27 July 2007

Closer Distance

I think one of the things that makes Kenya beautiful to me is the way everything feels close enough to touch, too far to reach.
The din of humanity; the hustling, the busyness --too far to penetrate at times like this:
At times when the moon casts shadows, when the clouds seem to swirl around your fingers, when a mountain 26km away is visible by moonlight.
In these times the rolling hills of acacia scattered savanna seems to hold every depth of vision despite the distance. Its the magical feeling of Aladin soaring on his magic carpet; of Simba chasing his father's image in the clouds. But here it isn't animated; its more alive than I've ever been; its nature.
Its beautiful.

It's not a beauty that can contend with the proud Sierras: their towering spires of bared granite, the sheer might of the earth exposed in the thinned atmosphere of heightened reaches. It can't content with the umoving miles of tall and majestic pines, of noble furs with a stubborn jaw.
No, it is not the breathtaking beauty of California, not the meandering contrast of beauty after beauty as granite turns to oak turns to grape vines turns to sand turns to sea. No, it cannot dare compete with such royalty, but it need not. It is seperate, not ranked. It is the majestic beauty of thousand acre after thousand acre of the unending raw nature.
It has somehow overcome the precepts of man; it has taken us into it.
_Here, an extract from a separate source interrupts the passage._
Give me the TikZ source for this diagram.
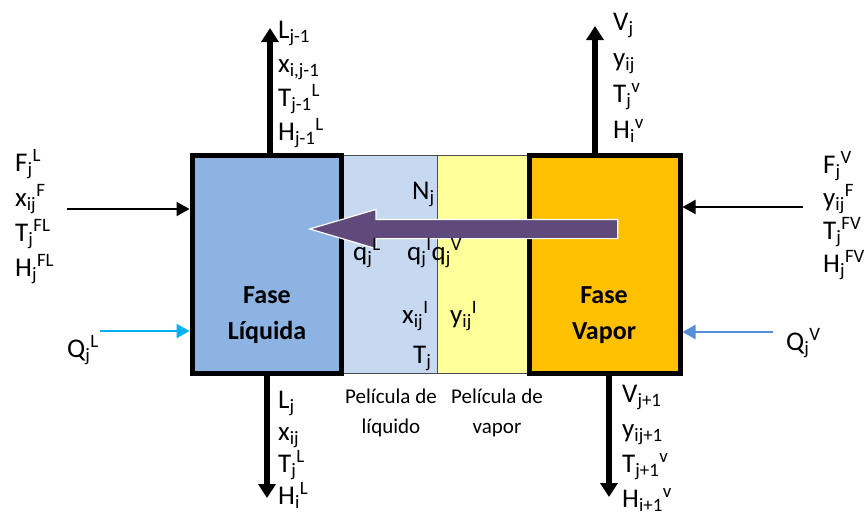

The acacia a day's walk away seems as ready to be felt as the dirt track beneath my feet; the sedated clouds as near as the grass under me. And yet each as far. It is a soft beauty, but fierce. Unmerciful, but kind.
And to my eyes; to the senses that compose me, it is beautiful.

1 comment:

Anonymous said...

Wow, Kaben, that sounds absolutely beautiful. I can't help but wonder if Cameroon's beauty will strike me the same way, even after growing up with the Sierras in my backyard. I pray that God leaves His majesty in you, through the beauty of Kenya.